_Input_
-.-.-

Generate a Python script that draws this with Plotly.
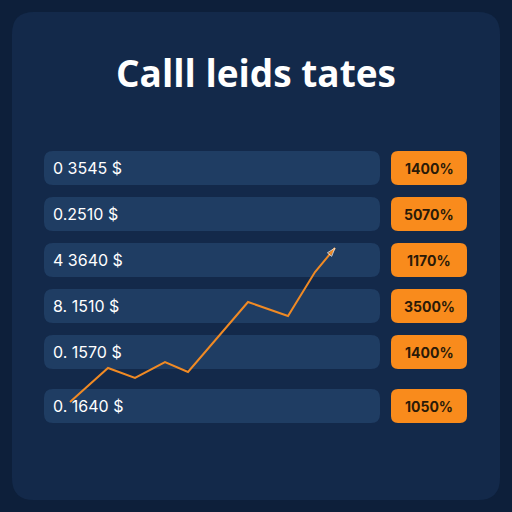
import plotly.graph_objects as go

title = "Calll leids tates"
row_labels = ["0 3545 $", "0.2510 $", "4 3640 $", "8. 1510 $", "0. 1570 $", "0. 1640 $"]
badges = ["1400%", "5070%", "1170%", "3500%", "1400%", "1050%"]
row_y = [168, 214, 260, 306, 352, 406]
trend_x = [70, 108, 135, 165, 188, 248, 288, 315, 335]
trend_y = [402, 368, 378, 362, 372, 302, 316, 272, 248]

def rr(x0, y0, x1, y1, r):
    return (f"M{x0+r},{y0} L{x1-r},{y0} Q{x1},{y0} {x1},{y0+r} L{x1},{y1-r} Q{x1},{y1} {x1-r},{y1} "
            f"L{x0+r},{y1} Q{x0},{y1} {x0},{y1-r} L{x0},{y0+r} Q{x0},{y0} {x0+r},{y0} Z")

shapes = [dict(type="path", path=rr(12, 12, 500, 500, 22), fillcolor="#13294a", line_width=0, layer="below")]
ann = [dict(x=256, y=72, text=f"<b>{title}</b>", showarrow=False,
            font=dict(family="Open Sans", size=37, color="white"))]
for y, lab, b in zip(row_y, row_labels, badges):
    shapes.append(dict(type="path", path=rr(44, y-17, 380, y+17, 9), fillcolor="#1f3d63", line_width=0, layer="below"))
    shapes.append(dict(type="path", path=rr(391, y-17, 467, y+17, 7), fillcolor="#f98b1c", line_width=0, layer="below"))
    ann.append(dict(x=51, y=y, text=lab, xanchor="left", showarrow=False,
                    font=dict(family="Inter", size=16, color="white")))
    ann.append(dict(x=429, y=y, text=f"<b>{b}</b>", showarrow=False,
                    font=dict(family="Inter", size=14, color="#2a1a08")))

fig = go.Figure(go.Scatter(x=trend_x, y=trend_y, mode="lines+markers",
                           line=dict(color="#f08a24", width=2),
                           marker=dict(symbol="arrow", angleref="previous", size=[0]*8+[9], color="#f08a24")))
fig.update_layout(width=512, height=512, margin=dict(l=0, r=0, t=0, b=0),
                  paper_bgcolor="#0d1f3a", plot_bgcolor="rgba(0,0,0,0)", showlegend=False,
                  shapes=shapes, annotations=ann,
                  xaxis=dict(range=[0, 512], visible=False, fixedrange=True),
                  yaxis=dict(range=[512, 0], visible=False, fixedrange=True))
fig.write_html("out.html", config={"displayModeBar": False},
               post_script="document.body.style.margin='0';document.body.style.overflow='hidden';")
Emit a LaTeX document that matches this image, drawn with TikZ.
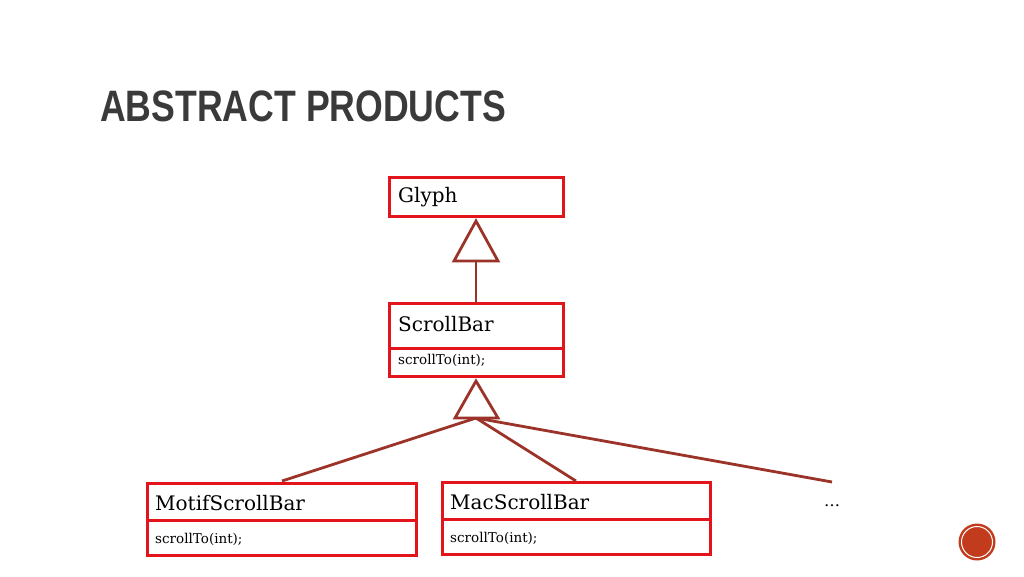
\documentclass[tikz,border=0pt]{standalone}
\usepackage{fontspec}
\setmainfont{DejaVu Serif}
\newfontfamily\titlefont{Liberation Sans}
\definecolor{boxred}{HTML}{E3141B}
\definecolor{linkred}{HTML}{9B3328}
\definecolor{titlegray}{HTML}{3A3A3A}
\definecolor{dotred}{HTML}{C23B1C}
\begin{document}
\begin{tikzpicture}[x=1pt,y=-1pt,
  cls/.style={draw=boxred,line width=3pt,fill=white},
  link/.style={draw=linkred,line width=2.8pt},
  tri/.style={draw=linkred,line width=2.8pt,fill=white,line join=miter},
  big/.style={anchor=west,inner sep=0,font=\fontsize{20}{24}\selectfont},
  small/.style={anchor=west,inner sep=0,font=\fontsize{13.5}{16}\selectfont}]
\useasboundingbox (0,0) rectangle (1024,576);
\node[anchor=west,text=titlegray,font=\titlefont\bfseries\fontsize{44}{48}\selectfont,xscale=0.81,inner sep=0] (title) at (100,106) {ABSTRACT PRODUCTS};
% Glyph
\draw[cls] (389,177) rectangle (563,216);
\node[big] (glyph) at (398,197) {Glyph};
% ScrollBar
\draw[cls] (389,303) rectangle (563,376);
\draw[cls] (389,348) -- (563,348);
\node[big] (sb) at (398,324) {ScrollBar};
\node[small] (sbop) at (398,360) {scrollTo(int);};
% Motif
\draw[cls] (147,483) rectangle (416,555);
\draw[cls] (147,520) -- (416,520);
\node[big] (motif) at (155,503) {MotifScrollBar};
\node[small] (motifop) at (155,539) {scrollTo(int);};
% Mac
\draw[cls] (442,482) rectangle (710,554);
\draw[cls] (442,519) -- (710,519);
\node[big] (mac) at (450,502) {MacScrollBar};
\node[small] (macop) at (450,538) {scrollTo(int);};
\node[font=\fontsize{16}{18}\selectfont] (dots) at (832,506) {\dots};
% links
\coordinate (t1) at (476,261);
\coordinate (sbtop) at (476,303);
\draw[link] (t1) -- (sbtop);
\draw[tri] (476,221) -- (498,261) -- (454,261) -- cycle;
\coordinate (t2) at (476,418);
\coordinate (m) at (282,481);
\coordinate (mc) at (576,481);
\coordinate (d) at (832,482);
\draw[link] (t2) -- (m);
\draw[link] (t2) -- (mc);
\draw[link] (t2) -- (d);
\draw[tri] (476,381) -- (498,418) -- (455,418) -- cycle;
% page dot
\fill[dotred] (977,542) circle (18.5);
\draw[white,line width=1pt] (977,542) circle (15.5);
\end{tikzpicture}
\end{document}
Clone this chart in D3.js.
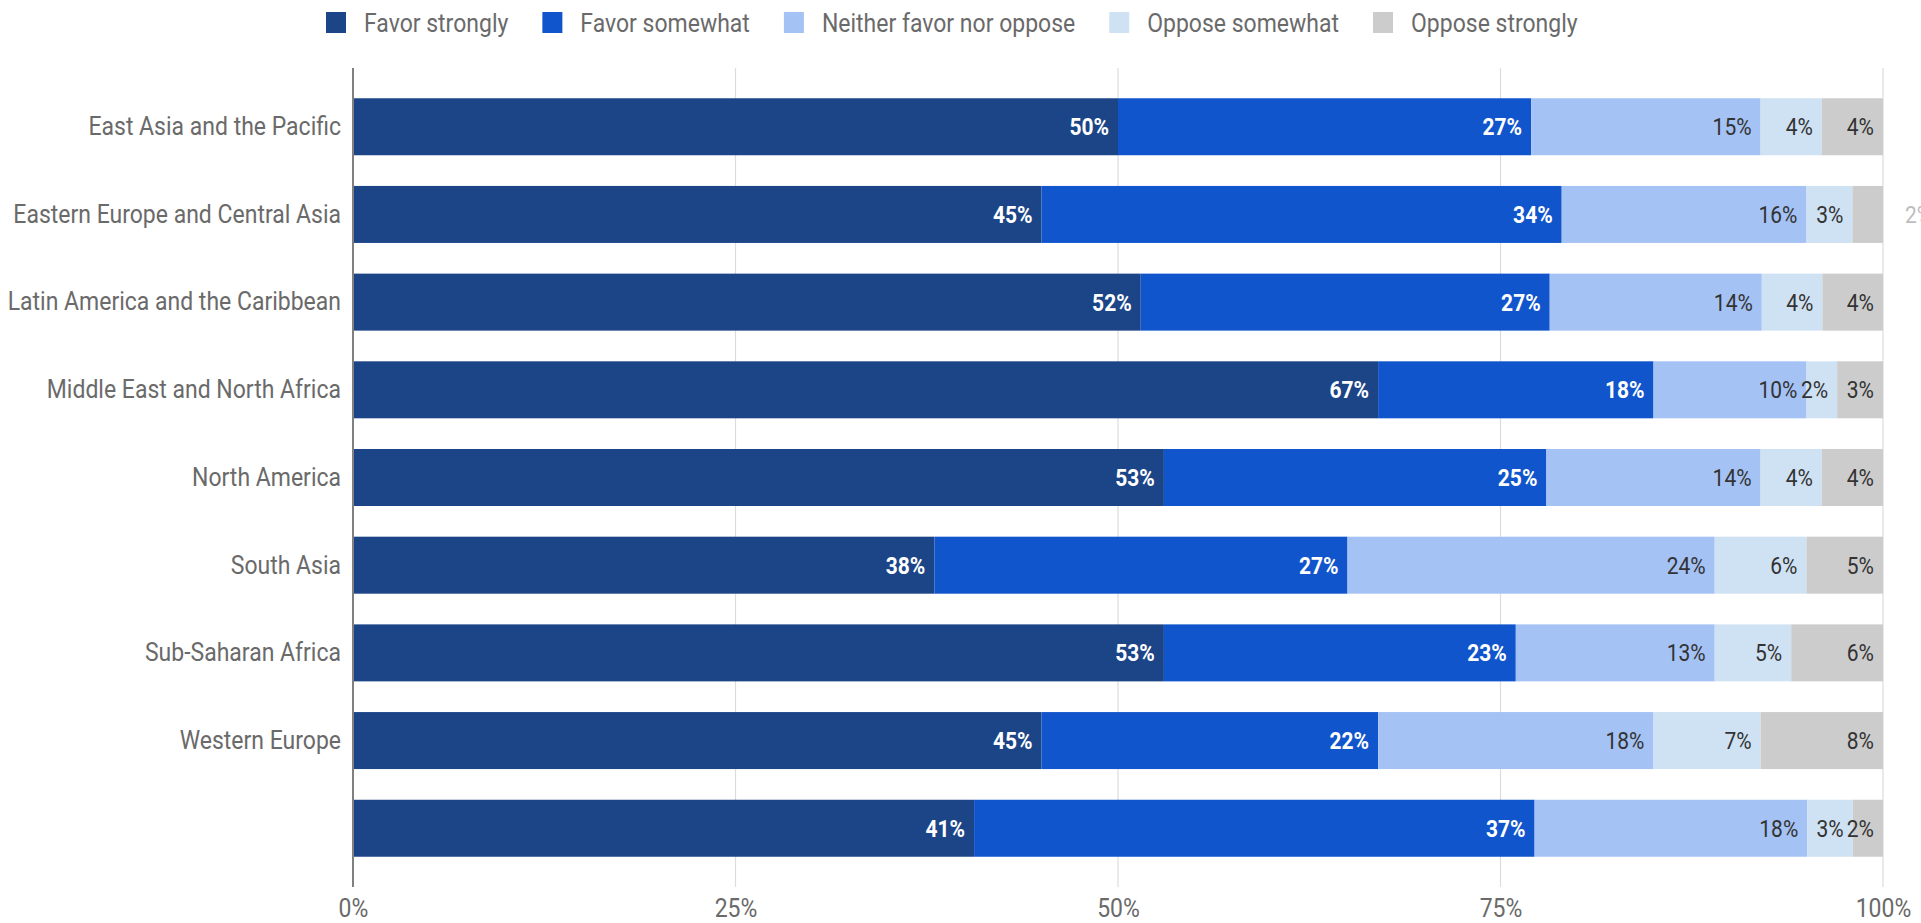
<!DOCTYPE html>
<html>
<head>
<meta charset="utf-8">
<script src="https://cdn.jsdelivr.net/npm/d3@7"></script>
<style>
  html, body { margin: 0; padding: 0; background: #fff; overflow: hidden; }
  svg { display: block; font-family: Roboto, "Noto Sans", sans-serif; }
  /* slightly tall lettering */
  svg text { transform-box: fill-box; transform-origin: center; transform: scaleY(1.12); }
</style>
</head>
<body>
<svg id="chart" width="1921" height="923"></svg>
<script>
// Regions (the last row has no label)
const regions = [
  "East Asia and the Pacific",
  "Eastern Europe and Central Asia",
  "Latin America and the Caribbean",
  "Middle East and North Africa",
  "North America",
  "South Asia",
  "Sub-Saharan Africa",
  "Western Europe",
  ""
];

const responses = ["Favor strongly", "Favor somewhat", "Neither favor nor oppose", "Oppose somewhat", "Oppose strongly"];

// Percent of respondents per region, one array per response
const favorStrongly   = [50, 45, 52, 67, 53, 38, 53, 45, 41];
const favorSomewhat   = [27, 34, 27, 18, 25, 27, 23, 22, 37];
const neither         = [15, 16, 14, 10, 14, 24, 13, 18, 18];
const opposeSomewhat  = [ 4,  3,  4,  2,  4,  6,  5,  7,  3];
const opposeStrongly  = [ 4,  2,  4,  3,  4,  5,  6,  8,  2];

const xTicks = [0, 0.25, 0.5, 0.75, 1];

// Labels that do not fit in their segment and sit past the bar end
const outsideLabels = [["Eastern Europe and Central Asia", "Oppose strongly"]];

const colors = ["#1c4587", "#1155cc", "#a4c2f4", "#cfe2f3", "#cccccc"];
const labelColors = ["#ffffff", "#ffffff", "#333333", "#333333", "#333333"];
const labelWeights = ["bold", "bold", "normal", "normal", "normal"];

const seriesValues = [favorStrongly, favorSomewhat, neither, opposeSomewhat, opposeStrongly];
const table = regions.map((r, i) => {
  const row = { region: r };
  responses.forEach((k, j) => { row[k] = seriesValues[j][i]; });
  return row;
});

const stacked = d3.stack()
  .keys(responses)
  .offset(d3.stackOffsetExpand)(table);

const svg = d3.select("#chart");
const plot = { left: 353, right: 1883, top: 68, bottom: 887 };

const x = d3.scaleLinear().domain([0, 1]).range([plot.left, plot.right]);
const y = d3.scaleBand().domain(regions).range([plot.top, plot.bottom])
  .paddingInner(0.35).paddingOuter(0.345);
const color = d3.scaleOrdinal().domain(responses).range(colors);

// Vertical gridlines
svg.append("g")
  .selectAll("line")
  .data(xTicks.slice(1))
  .join("line")
  .attr("x1", d => x(d)).attr("x2", d => x(d))
  .attr("y1", plot.top).attr("y2", plot.bottom)
  .attr("stroke", "#dcdcdc").attr("stroke-width", 1.2);

// Stacked bars
const layers = svg.append("g")
  .selectAll("g")
  .data(stacked)
  .join("g")
  .attr("fill", d => color(d.key));

layers.selectAll("rect")
  .data(d => d)
  .join("rect")
  .attr("x", d => x(d[0]))
  .attr("y", d => y(d.data.region))
  .attr("width", d => x(d[1]) - x(d[0]))
  .attr("height", y.bandwidth());

// Value labels, right-aligned inside each segment
const isOutside = (region, key) => outsideLabels.some(o => o[0] === region && o[1] === key);
stacked.forEach((layer, j) => {
  svg.append("g")
    .selectAll("text")
    .data(layer)
    .join("text")
    .attr("x", d => isOutside(d.data.region, layer.key) ? x(1) + 22 : x(d[1]) - 9)
    .attr("y", d => y(d.data.region) + y.bandwidth() / 2)
    .attr("dy", "0.36em")
    .attr("text-anchor", d => isOutside(d.data.region, layer.key) ? "start" : "end")
    .attr("font-size", 21)
    .attr("font-weight", labelWeights[j])
    .attr("fill", d => isOutside(d.data.region, layer.key) ? "#bdbdbd" : labelColors[j])
    .text(d => d.data[layer.key] + "%");
});

// Baseline at 0%
svg.append("line")
  .attr("x1", x(0)).attr("x2", x(0))
  .attr("y1", plot.top).attr("y2", plot.bottom)
  .attr("stroke", "#808080").attr("stroke-width", 2);

// Category axis labels
const yAxis = svg.append("g")
  .attr("transform", `translate(${x(0)},0)`)
  .call(d3.axisLeft(y).tickSize(0).tickPadding(12));
yAxis.select(".domain").remove();
yAxis.selectAll("text")
  .attr("font-size", 23)
  .attr("font-family", "Roboto, sans-serif")
  .attr("fill", "#6a6a6a");

// Percent axis labels
const xAxis = svg.append("g")
  .attr("transform", `translate(0,${plot.bottom})`)
  .call(d3.axisBottom(x).tickValues(xTicks).tickFormat(d3.format(".0%")).tickSize(0).tickPadding(13));
xAxis.select(".domain").remove();
xAxis.selectAll("text")
  .attr("font-size", 23)
  .attr("font-family", "Roboto, sans-serif")
  .attr("fill", "#6a6a6a");

// Legend across the top
const legend = svg.append("g").attr("transform", "translate(326,12)");
let lx = 0;
responses.forEach((k, j) => {
  const item = legend.append("g").attr("transform", `translate(${lx},0)`);
  item.append("rect")
    .attr("width", 20).attr("height", 21)
    .attr("fill", colors[j]);
  const t = item.append("text")
    .attr("x", 38).attr("y", 10.5).attr("dy", "0.36em")
    .attr("font-size", 23)
    .attr("fill", "#6a6a6a")
    .text(k);
  lx += 38 + t.node().getComputedTextLength() + 34;
});
</script>
</body>
</html>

-.-.-

_Exercise_
Work through the data and report how many of its lines hold the word "that", giving only the figure.

_Response_
3